# I got the job instead of it going to a unlicensed person!



## Tango (Jan 13, 2018)

It feels good to be hired to do a job instead of it going to a hack. A guy just moved in a condo on the second floor and wanted someone to install his shower column. I asked him pictures to provide an estimate. I called him back and I heard him gulp at the price range. I quickly told him to look at my website and reviews. I told him to be careful who he hired to make sure they were licenced.

He called me back and I didn’t want to lose my chance so I told him I could do it tomorrow on saturday.

It turns out the faucet store recommended him a plumber from their province without any licensing, insurance and probably not even a plumber. He also called someone else who also was a under the table guy without licences. I don’t get it why a store who sells only faucets recommending hacks to do plumbing, don’t they care getting sued or having a bad reputation??


He told me their price and it was ridiculously low. That would of ended to be a botched job, also not to code. He was glad to pay more for a proper job and my reviews sealed the deal. Finally I got myself a paycheck this week. :smile:

@Master Mark : I'm a good student so I put stickers in the access panel and one on his tankless water heater! :vs_bananasplit:


----------



## chonkie (Jul 31, 2014)

I've never installed one of those. How difficult are they? Was it pretty heavy?


----------



## Tango (Jan 13, 2018)

The first one you'll do will be a pain in the a$$ because all the ones I installed either inexpensive or expensive look like they all came from the same Chinese factory.

The instructions, you can toss them because they don't give you a height to start off, its always at the discretion of the plumber so you have to ask the home owners their family height and start doing some math. You don't want the spray in your face. Then the bracket locations never match the ones in the instructions, you have to measure everything because if you follow the instructions the bottom bracket will not be where its supposed to be and to top it off the column will end up 6" too high or too low.

Then more math as the water supplies has to come out in a good spot so you can tie in with the flex hoses in the back. You have to hold the column in one hand and try to connect it with the other unless you put your own flex to put the column on the ground while hooking it up. They are not heavy and for it to stay in place silicone the sides.

This one was a little more complicated as the supplies had to come out from the previous valve.

There are no parts for these. I've had one woman who had to shut the water main because the water was stuck open. The only solution is to put a new column in.


----------



## Tango (Jan 13, 2018)

PM sent Chonkie

There are also 2 types. One where you can retrofit with the existing shower valve. I have many issues with this one because people buy this type because its cheaper but they don't realize you will be looking at your old crappy faucet and the column on top. They figure out that's not what they wanted and you wasted your time going to the customer's house to explain that. My peeve is that they expect a 10 minute job for 30$. When I see what they bought I'm prepared and expect cheap and difficult customers.

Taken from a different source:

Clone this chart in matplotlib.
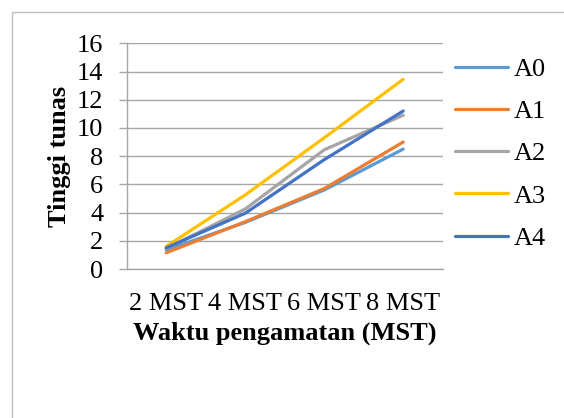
import numpy as np
import matplotlib.pyplot as plt
from matplotlib.patches import Rectangle

categories = ["2 MST", "4 MST", "6 MST", "8 MST"]
series_names = ["A0", "A1", "A2", "A3", "A4"]
a0 = [1.35, 3.3, 5.6, 8.5]
a1 = [1.15, 3.35, 5.7, 9.0]
a2 = [1.45, 4.25, 8.45, 10.9]
a3 = [1.6, 5.25, 9.3, 13.45]
a4 = [1.5, 3.95, 7.75, 11.2]
colors = ["#5B9BD5", "#ED7D31", "#A5A5A5", "#FFC000", "#4472C4"]

GRID = "#a6a6a6"
FS = 19


def main():
    plt.rcParams["font.family"] = ["Liberation Serif", "DejaVu Serif"]
    fig = plt.figure(figsize=(5.64, 4.18), dpi=100)

    # outer chart frame (extends past the image on right/bottom)
    fig.patches.append(Rectangle((12 / 564, -0.1), 1.0, 1 - 12 / 418 + 0.1,
                                 transform=fig.transFigure, fill=False,
                                 edgecolor="#bfbfbf", linewidth=1.0))

    ax = fig.add_axes([126.7 / 564, 1 - 269 / 418, 316 / 564, (269 - 43.3) / 418])
    x = np.arange(len(categories))
    for name, vals, c in zip(series_names, [a0, a1, a2, a3, a4], colors):
        ax.plot(x, vals, color=c, linewidth=2.3, label=name, solid_capstyle="round")

    ax.set_xlim(-0.5, len(categories) - 0.5)
    ax.set_ylim(0, 16)
    ax.set_yticks(np.arange(0, 17, 2))
    ax.set_xticks(x)
    ax.set_xticklabels(categories)
    ax.yaxis.grid(True, color=GRID, linewidth=1.0)
    ax.set_axisbelow(True)
    for s in ["top", "right"]:
        ax.spines[s].set_visible(False)
    for s in ["left", "bottom"]:
        ax.spines[s].set_color(GRID)
        ax.spines[s].set_linewidth(1.0)
    ax.tick_params(axis="y", length=5.8, color=GRID, width=1.0, pad=11, labelsize=FS)
    ax.tick_params(axis="x", length=0, pad=17, labelsize=FS)

    ax.set_ylabel("Tinggi tunas", fontsize=FS, fontweight="bold", labelpad=4)
    ax.set_xlabel("Waktu pengamatan (MST)", fontsize=FS, fontweight="bold", labelpad=5)

    fig.legend(loc="center left", bbox_to_anchor=(455 / 564, 1 - 153.7 / 418),
               frameon=False, fontsize=FS, handlelength=2.0, handletextpad=0.22,
               labelspacing=0.71, borderaxespad=0, borderpad=0)

    fig.savefig("out.png", dpi=100)


if __name__ == "__main__":
    main()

The one I installed you have to remove the old faucet and do some piping. The mixer is in the column. This setup cost several hundreds more and usually people don't go for that. It's always low cost with ads everywhere saying that over and over where you "save here, best prices here and so on" It's ingrained in them to go for cheap.


----------



## dhal22 (Jul 30, 2010)

The cheap ones are junk. We no longer install them.


----------



## Debo22 (Feb 15, 2015)

dhal22 said:


> The cheap ones are junk. We no longer install them.

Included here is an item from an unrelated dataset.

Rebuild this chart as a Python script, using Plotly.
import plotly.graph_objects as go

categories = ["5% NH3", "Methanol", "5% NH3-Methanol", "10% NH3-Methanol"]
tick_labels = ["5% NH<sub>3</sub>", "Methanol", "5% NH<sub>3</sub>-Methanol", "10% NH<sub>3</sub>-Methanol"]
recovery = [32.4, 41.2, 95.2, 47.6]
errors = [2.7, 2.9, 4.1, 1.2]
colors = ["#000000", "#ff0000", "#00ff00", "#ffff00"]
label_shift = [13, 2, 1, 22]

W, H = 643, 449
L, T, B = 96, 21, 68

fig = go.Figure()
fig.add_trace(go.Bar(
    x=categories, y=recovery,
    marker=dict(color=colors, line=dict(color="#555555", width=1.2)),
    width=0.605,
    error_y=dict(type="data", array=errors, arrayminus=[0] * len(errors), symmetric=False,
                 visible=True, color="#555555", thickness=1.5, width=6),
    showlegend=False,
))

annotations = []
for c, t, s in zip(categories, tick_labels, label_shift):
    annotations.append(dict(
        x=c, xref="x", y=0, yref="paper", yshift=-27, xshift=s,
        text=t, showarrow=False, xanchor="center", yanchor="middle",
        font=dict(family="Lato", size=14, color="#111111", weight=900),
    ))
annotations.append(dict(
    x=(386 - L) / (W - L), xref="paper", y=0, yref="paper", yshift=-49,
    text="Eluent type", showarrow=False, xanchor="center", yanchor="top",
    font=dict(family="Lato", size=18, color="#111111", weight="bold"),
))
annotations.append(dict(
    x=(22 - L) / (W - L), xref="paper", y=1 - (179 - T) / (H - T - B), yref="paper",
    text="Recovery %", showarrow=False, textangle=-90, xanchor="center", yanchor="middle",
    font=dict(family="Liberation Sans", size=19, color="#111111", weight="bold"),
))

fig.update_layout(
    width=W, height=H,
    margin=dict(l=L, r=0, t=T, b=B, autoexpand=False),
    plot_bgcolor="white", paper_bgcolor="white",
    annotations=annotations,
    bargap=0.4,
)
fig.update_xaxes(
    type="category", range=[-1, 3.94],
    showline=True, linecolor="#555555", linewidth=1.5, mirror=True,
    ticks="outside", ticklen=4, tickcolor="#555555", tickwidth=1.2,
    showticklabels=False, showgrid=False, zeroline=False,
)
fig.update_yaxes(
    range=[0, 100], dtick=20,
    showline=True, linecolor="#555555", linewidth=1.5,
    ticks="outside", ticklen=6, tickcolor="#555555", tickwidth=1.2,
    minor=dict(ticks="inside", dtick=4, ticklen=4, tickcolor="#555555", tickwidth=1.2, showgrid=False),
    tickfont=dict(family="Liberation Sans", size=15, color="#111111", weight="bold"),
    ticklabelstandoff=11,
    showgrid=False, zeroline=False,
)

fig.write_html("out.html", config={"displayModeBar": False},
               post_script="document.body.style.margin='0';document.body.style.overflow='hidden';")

Yep, I installed one for a sheriff about 6 years ago. He got it from Costco or amazon. He had a few beers in him when I showed him the finished install. He was standing outside the shower testing it out and turning dials to see all the functions, when he activated the handheld sprayer it was pointed right at him soaking him. His instinct was to grab the wand, that broke off and water was shooting out of the hose hitting the ceiling. Good times.


----------



## Tango (Jan 13, 2018)

Debo22 said:


> Yep, I installed one for a sheriff about 6 years ago. He got it from Costco or amazon. He had a few beers in him when I showed him the finished install. He was standing outside the shower testing it out and turning dials to see all the functions, when he activated the handheld sprayer it was pointed right at him soaking him. His instinct was to grab the wand, that broke off and water was shooting out of the hose hitting the ceiling. Good times.



Hahaha!!:vs_laugh:

I made a mistake with that install because the customer asked if it was good quality and without thinking I said whether you paid a lot for it or not they are practically the same.

Not to hurt him and make him feel better at the end I told him the wand had a little brass and was better quality. Although the rest of it was like all the others.


----------



## GAN (Jul 10, 2012)

Looks great

Just an FYI, Some of the overseas suppliers may very well get through the cracks.

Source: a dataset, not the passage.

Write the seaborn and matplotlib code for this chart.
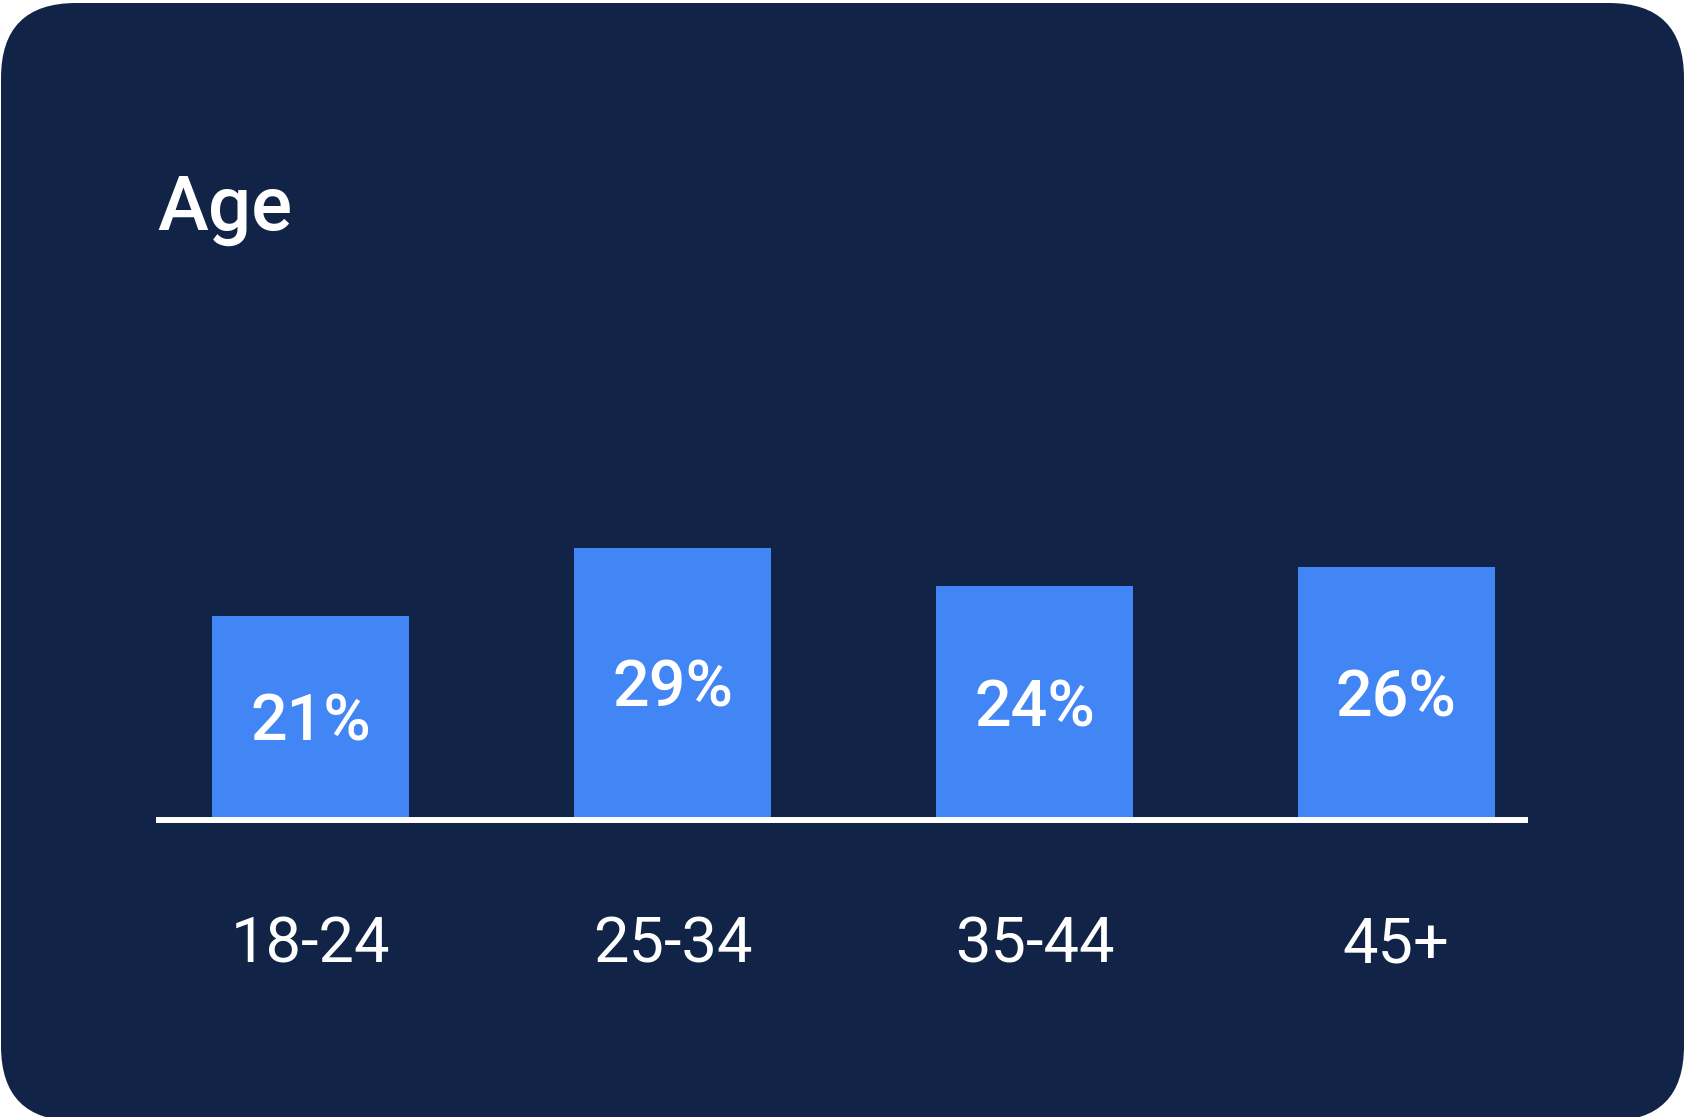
import matplotlib
matplotlib.use("Agg")
import matplotlib.pyplot as plt
from matplotlib.patches import FancyBboxPatch
from matplotlib.transforms import IdentityTransform
import seaborn as sns
import pandas as pd

# ---- data ----
categories = ["18-24", "25-34", "35-44", "45+"]
values = [21, 28, 24, 26]
value_labels = ["21%", "29%", "24%", "26%"]
title = "Age"

NAVY = "#112448"
BLUE = "#4285F4"
WHITE = "#FFFFFF"

sns.set_theme(style="white")
plt.rcParams["font.family"] = ["Roboto", "DejaVu Sans"]

W, H, DPI = 1685, 1117, 100
fig = plt.figure(figsize=(W / DPI, H / DPI), dpi=DPI, facecolor="white")

# rounded card background (pixel coordinates)
card = FancyBboxPatch((1, -4), 1683, 1118,
                      boxstyle="round,pad=0,rounding_size=75",
                      transform=IdentityTransform(),
                      facecolor=NAVY, edgecolor="none", zorder=0)
fig.add_artist(card)

# axes placement in pixels
left_px, right_px = 156, 1528
base_px, top_px = 820, 400
ax = fig.add_axes([left_px / W, (H - base_px) / H,
                   (right_px - left_px) / W, (base_px - top_px) / H])
ax.set_facecolor("none")

df = pd.DataFrame({"age": categories, "share": values})
sns.barplot(data=df, x="age", y="share", order=categories,
            color=BLUE, saturation=1, width=0.545, ax=ax, zorder=2,
            edgecolor="none", linewidth=0)

ax.set_xlim(-0.428, 3.364)
unit_px = 9.73
ax.set_ylim(0, (base_px - top_px) / unit_px)

ax.axhline(0, color=WHITE, lw=4.3, zorder=3, solid_capstyle="butt", clip_on=False)

for s in ax.spines.values():
    s.set_visible(False)
ax.set_yticks([])
ax.set_xlabel("")
ax.set_ylabel("")
ax.tick_params(axis="x", length=0, pad=69, labelsize=45.5, labelcolor=WHITE)

digit_h = 46 / unit_px
for i, (v, lab) in enumerate(zip(values, value_labels)):
    ax.text(i, v / 2 - digit_h / 2, lab, ha="center", va="baseline",
            color=WHITE, fontsize=46.5, fontweight="medium", zorder=4)

fig.text(157 / W, (H - 230) / H, title, ha="left", va="baseline",
         color=WHITE, fontsize=55, fontweight="medium")

fig.savefig("out.png", dpi=DPI, facecolor="white")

Remember about "certified" Lead Free at least in the U.S. anyway. May come back and bite you.


----------



## Mikeob1998 (Apr 22, 2018)

Tango said:


> The first one you'll do will be a pain in the a$$ because all the ones I installed either inexpensive or expensive look like they all came from the same Chinese factory.
> 
> 
> 
> ...




Funny you say that. I just started a master bath rough in today where I will be putting in my first shower panel. Super cheap and supplied by the customer. Gotta love it! Stay tuned!


Sent from my iPhone using Tapatalk


----------



## Alan (Jun 18, 2008)

I don't like putting them in either. If I get busy enough and someone asks me to do one, i'll throw a number at them for a real shower system instead of that crap.


----------



## Tango (Jan 13, 2018)

On another occasion a woman couldn't close the water on the shower column and the water kept on spraying from the body jet so they had to shut the main. You guessed it she had to buy another column because there aren't any parts for those cheap things. I had to go to lunch and wait for her to buy a new cheap crappy one and install it in the afternoon...


----------



## Logtec (Jun 3, 2018)

I don’t install them. 

I’ve taken some out, due to leaks and the fact that for the most part they are disposable. 
Had one in a condo, where a factory hose sprung a leak, it sprayed right into the 4” x 4” hole in the tile. Nobody knew about the leak until water got under all the hardwood flooring, wicked up the drywall and did major damage to the unit below.


----------



## Tango (Jan 13, 2018)

Logtec said:


> I don’t install them.
> 
> I’ve taken some out, due to leaks and the fact that for the most part they are disposable.
> Had one in a condo, where a factory hose sprung a leak, it sprayed right into the 4” x 4” hole in the tile. Nobody knew about the leak until water got under all the hardwood flooring, wicked up the drywall and did major damage to the unit below.


It's something to think about with those cheap things. I bet they have fake approved logos. The one here I put plastic sheet to cover the large holes behind the column.


----------